▸ **Data listing**
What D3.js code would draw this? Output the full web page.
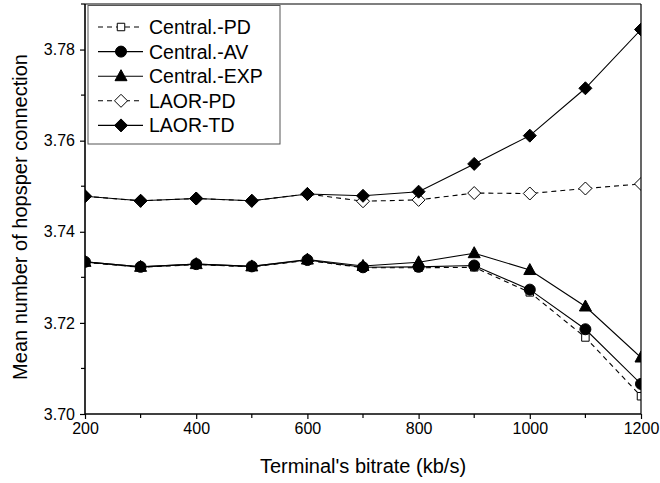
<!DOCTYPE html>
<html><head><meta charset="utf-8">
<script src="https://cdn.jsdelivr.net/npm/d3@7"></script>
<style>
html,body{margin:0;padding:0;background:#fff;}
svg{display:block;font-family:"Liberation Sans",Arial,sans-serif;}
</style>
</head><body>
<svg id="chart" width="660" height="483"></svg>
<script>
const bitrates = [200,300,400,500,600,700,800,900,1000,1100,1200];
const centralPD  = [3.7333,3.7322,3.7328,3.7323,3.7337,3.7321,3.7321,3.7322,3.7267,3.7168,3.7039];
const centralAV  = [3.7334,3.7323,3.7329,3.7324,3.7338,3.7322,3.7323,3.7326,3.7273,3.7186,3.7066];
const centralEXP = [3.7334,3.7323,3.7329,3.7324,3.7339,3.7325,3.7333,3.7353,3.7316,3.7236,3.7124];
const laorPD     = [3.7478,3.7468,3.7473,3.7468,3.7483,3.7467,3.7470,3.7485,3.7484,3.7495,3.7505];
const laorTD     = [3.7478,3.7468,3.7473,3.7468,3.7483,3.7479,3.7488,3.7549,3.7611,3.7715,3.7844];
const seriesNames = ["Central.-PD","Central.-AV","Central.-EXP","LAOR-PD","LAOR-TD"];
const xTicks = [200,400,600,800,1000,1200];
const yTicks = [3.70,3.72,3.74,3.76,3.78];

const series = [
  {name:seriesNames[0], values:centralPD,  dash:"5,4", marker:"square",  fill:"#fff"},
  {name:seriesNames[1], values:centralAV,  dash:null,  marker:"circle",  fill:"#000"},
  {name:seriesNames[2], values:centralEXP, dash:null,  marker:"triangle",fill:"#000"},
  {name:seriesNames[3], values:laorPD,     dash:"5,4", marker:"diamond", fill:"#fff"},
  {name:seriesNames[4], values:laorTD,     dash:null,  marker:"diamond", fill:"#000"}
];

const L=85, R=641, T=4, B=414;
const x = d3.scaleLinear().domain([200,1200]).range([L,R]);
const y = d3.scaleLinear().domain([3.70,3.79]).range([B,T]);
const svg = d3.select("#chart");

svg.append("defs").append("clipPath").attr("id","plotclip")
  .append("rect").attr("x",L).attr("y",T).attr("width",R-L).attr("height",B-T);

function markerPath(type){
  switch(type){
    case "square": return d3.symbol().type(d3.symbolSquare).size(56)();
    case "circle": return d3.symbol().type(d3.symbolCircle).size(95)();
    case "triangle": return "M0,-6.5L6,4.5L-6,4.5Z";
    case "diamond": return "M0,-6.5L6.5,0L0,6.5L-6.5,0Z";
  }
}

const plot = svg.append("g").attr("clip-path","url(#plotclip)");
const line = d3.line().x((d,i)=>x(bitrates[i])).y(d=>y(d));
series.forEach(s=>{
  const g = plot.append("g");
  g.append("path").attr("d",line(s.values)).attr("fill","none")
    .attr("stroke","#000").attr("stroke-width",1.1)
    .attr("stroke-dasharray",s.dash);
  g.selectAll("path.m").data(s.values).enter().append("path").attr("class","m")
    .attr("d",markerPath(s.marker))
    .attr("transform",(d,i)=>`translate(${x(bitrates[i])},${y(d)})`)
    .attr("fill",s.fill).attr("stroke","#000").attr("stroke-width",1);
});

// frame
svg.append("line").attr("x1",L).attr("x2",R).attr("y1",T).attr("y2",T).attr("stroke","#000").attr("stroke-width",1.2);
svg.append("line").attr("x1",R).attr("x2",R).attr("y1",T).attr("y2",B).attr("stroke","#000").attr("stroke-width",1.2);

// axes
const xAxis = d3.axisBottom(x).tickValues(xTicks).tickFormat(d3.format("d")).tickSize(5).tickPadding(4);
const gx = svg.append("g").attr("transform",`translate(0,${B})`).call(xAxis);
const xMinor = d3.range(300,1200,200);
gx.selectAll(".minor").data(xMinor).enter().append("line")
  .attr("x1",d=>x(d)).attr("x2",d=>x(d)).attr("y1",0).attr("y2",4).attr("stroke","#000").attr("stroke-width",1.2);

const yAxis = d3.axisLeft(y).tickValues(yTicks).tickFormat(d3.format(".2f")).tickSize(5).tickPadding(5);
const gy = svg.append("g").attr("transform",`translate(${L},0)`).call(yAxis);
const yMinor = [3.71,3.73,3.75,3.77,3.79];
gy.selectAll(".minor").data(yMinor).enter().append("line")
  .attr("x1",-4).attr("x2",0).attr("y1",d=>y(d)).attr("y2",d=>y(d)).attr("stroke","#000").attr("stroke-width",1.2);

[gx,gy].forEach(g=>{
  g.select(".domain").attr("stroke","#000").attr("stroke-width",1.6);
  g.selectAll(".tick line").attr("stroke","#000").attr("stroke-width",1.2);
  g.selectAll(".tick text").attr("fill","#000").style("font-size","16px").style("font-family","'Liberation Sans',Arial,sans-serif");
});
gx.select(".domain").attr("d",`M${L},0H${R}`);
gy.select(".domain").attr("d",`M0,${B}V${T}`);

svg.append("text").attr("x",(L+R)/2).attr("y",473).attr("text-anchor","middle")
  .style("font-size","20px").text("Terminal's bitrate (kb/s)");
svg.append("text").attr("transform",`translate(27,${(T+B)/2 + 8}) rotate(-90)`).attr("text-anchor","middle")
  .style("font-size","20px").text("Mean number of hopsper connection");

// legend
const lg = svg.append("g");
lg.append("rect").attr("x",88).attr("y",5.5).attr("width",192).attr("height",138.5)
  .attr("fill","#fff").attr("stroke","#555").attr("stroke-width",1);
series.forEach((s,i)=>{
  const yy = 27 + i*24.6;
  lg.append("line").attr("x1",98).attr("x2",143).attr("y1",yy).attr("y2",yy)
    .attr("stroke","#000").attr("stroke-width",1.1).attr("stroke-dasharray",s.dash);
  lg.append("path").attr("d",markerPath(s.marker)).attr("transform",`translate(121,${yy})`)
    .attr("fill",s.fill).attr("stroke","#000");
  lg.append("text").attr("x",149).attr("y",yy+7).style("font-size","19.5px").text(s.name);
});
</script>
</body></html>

---

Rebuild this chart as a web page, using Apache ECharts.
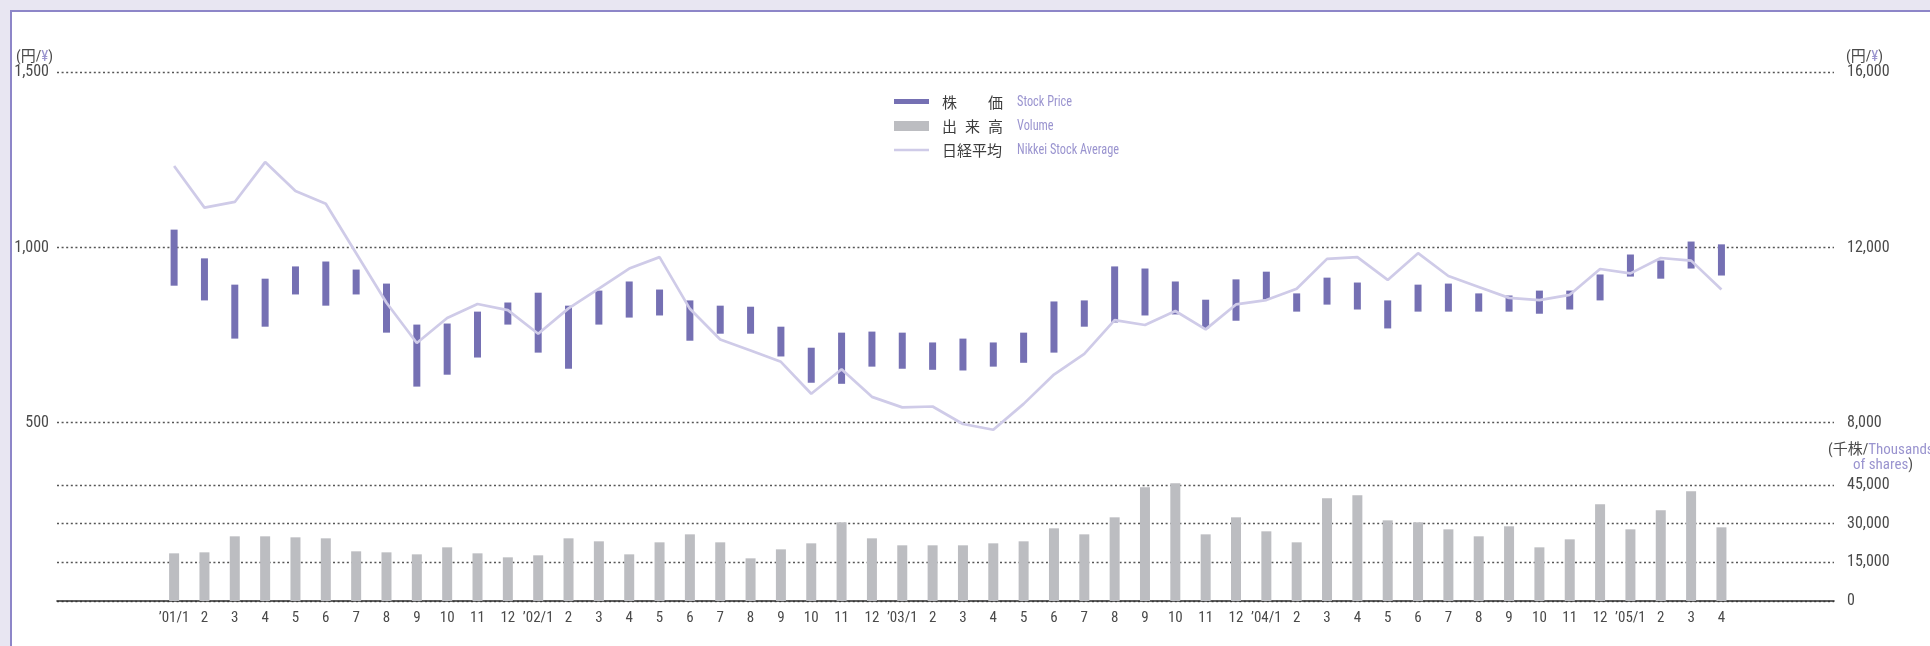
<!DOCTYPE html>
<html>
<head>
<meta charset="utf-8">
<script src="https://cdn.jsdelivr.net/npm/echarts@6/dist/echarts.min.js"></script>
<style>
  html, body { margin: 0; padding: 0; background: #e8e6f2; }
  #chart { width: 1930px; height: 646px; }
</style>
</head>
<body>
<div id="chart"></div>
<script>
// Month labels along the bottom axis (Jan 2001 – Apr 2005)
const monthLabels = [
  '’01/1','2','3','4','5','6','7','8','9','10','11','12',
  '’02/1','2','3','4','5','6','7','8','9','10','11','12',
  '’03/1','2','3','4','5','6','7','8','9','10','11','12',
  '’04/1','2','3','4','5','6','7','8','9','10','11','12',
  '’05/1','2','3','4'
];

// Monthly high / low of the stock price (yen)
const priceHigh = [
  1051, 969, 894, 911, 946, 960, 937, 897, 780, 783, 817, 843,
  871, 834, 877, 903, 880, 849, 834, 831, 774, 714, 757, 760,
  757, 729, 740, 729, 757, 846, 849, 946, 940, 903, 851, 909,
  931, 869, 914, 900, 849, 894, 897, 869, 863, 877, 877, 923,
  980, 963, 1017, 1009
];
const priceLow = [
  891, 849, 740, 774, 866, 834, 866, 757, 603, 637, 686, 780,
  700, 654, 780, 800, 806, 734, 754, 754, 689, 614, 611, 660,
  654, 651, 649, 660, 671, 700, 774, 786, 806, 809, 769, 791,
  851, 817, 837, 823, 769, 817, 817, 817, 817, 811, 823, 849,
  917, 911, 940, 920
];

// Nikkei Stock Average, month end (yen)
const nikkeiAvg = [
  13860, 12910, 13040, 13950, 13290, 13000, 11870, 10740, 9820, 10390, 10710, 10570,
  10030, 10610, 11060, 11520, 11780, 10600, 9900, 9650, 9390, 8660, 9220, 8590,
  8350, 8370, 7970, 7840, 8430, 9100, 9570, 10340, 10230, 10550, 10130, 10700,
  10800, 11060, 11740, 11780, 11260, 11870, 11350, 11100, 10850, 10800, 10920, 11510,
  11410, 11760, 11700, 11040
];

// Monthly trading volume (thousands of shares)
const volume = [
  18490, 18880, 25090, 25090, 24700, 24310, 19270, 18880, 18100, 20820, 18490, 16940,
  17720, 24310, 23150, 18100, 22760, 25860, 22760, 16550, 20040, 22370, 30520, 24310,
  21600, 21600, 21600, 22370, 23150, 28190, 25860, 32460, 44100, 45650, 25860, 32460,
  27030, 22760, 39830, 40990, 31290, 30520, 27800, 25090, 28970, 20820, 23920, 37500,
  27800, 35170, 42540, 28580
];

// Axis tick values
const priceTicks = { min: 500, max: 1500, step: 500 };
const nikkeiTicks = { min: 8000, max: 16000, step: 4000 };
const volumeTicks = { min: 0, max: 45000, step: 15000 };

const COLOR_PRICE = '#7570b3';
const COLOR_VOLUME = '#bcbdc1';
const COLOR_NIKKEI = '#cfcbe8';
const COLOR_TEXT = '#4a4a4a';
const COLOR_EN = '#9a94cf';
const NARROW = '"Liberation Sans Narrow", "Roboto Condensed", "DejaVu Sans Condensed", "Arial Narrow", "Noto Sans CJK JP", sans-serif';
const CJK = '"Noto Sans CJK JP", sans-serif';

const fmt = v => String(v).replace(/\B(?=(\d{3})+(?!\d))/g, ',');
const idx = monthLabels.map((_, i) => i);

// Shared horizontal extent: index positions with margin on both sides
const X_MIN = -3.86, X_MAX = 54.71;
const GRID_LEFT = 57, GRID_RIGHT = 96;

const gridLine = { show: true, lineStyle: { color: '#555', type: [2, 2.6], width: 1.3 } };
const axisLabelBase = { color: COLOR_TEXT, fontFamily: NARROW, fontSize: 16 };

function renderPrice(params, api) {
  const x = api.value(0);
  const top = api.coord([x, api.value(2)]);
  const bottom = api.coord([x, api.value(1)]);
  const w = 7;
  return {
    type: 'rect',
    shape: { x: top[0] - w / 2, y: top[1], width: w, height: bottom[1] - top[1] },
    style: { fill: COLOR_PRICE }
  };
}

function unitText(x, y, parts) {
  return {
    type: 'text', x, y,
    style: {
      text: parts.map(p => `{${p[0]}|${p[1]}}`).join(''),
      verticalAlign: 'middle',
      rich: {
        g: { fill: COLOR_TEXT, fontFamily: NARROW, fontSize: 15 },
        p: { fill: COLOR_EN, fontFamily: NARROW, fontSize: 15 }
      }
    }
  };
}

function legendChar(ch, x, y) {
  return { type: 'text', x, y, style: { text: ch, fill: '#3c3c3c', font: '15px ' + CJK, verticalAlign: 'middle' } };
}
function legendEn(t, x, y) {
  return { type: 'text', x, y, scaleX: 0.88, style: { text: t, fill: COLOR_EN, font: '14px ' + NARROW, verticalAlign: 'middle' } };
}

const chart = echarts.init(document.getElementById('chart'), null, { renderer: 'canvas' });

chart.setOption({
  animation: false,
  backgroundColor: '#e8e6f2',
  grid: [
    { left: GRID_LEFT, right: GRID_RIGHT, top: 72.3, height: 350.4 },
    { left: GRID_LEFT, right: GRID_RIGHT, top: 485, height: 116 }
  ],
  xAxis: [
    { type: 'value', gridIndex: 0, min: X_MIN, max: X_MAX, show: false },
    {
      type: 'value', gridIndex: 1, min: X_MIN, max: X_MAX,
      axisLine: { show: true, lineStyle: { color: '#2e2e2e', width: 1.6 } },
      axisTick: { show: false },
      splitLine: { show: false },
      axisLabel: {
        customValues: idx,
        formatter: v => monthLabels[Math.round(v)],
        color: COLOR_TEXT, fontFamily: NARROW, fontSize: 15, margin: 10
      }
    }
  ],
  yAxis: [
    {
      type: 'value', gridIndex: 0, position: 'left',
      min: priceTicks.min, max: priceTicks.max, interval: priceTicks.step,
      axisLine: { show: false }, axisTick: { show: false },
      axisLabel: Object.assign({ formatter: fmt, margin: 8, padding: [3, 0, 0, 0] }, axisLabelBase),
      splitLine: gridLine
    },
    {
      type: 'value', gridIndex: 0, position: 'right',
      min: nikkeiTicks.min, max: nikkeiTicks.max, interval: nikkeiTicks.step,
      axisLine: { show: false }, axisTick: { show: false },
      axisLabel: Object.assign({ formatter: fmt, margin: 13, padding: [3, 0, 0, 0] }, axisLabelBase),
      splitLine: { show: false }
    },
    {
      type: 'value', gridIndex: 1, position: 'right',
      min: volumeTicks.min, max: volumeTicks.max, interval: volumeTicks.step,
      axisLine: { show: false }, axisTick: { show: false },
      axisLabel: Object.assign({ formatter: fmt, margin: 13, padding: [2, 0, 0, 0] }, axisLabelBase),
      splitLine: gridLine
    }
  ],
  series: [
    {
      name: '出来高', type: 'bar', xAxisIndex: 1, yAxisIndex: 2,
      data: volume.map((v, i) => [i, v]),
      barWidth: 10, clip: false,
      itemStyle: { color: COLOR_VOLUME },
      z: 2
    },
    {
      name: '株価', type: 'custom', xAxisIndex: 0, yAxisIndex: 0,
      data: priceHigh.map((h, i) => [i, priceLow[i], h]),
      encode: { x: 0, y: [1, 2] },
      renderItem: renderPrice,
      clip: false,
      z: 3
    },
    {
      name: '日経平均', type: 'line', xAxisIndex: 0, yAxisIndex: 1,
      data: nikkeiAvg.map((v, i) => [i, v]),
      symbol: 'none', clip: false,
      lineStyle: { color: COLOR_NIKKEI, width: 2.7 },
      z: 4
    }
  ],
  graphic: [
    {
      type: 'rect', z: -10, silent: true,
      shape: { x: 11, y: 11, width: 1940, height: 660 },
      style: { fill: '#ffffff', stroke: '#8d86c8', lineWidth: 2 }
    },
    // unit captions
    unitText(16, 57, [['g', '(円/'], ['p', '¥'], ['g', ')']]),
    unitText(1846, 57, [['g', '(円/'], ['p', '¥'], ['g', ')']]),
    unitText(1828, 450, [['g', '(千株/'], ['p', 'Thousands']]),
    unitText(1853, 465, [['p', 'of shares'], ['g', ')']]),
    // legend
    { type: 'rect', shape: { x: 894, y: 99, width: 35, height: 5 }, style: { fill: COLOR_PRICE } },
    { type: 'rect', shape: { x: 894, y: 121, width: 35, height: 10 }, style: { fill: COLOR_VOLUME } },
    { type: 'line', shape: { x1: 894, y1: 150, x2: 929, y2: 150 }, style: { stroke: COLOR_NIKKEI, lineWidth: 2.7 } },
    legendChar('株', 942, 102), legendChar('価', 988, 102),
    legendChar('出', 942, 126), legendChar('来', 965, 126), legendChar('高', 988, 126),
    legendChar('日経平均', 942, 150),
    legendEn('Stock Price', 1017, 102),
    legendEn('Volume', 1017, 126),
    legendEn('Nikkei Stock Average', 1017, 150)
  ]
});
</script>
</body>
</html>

▸ **Your objective**
Copy out each line of the entries that holds "page".

▸ **Correct output**
What D3.js code would draw this? Output the full web page.
Rebuild this chart as a web page, using Apache ECharts.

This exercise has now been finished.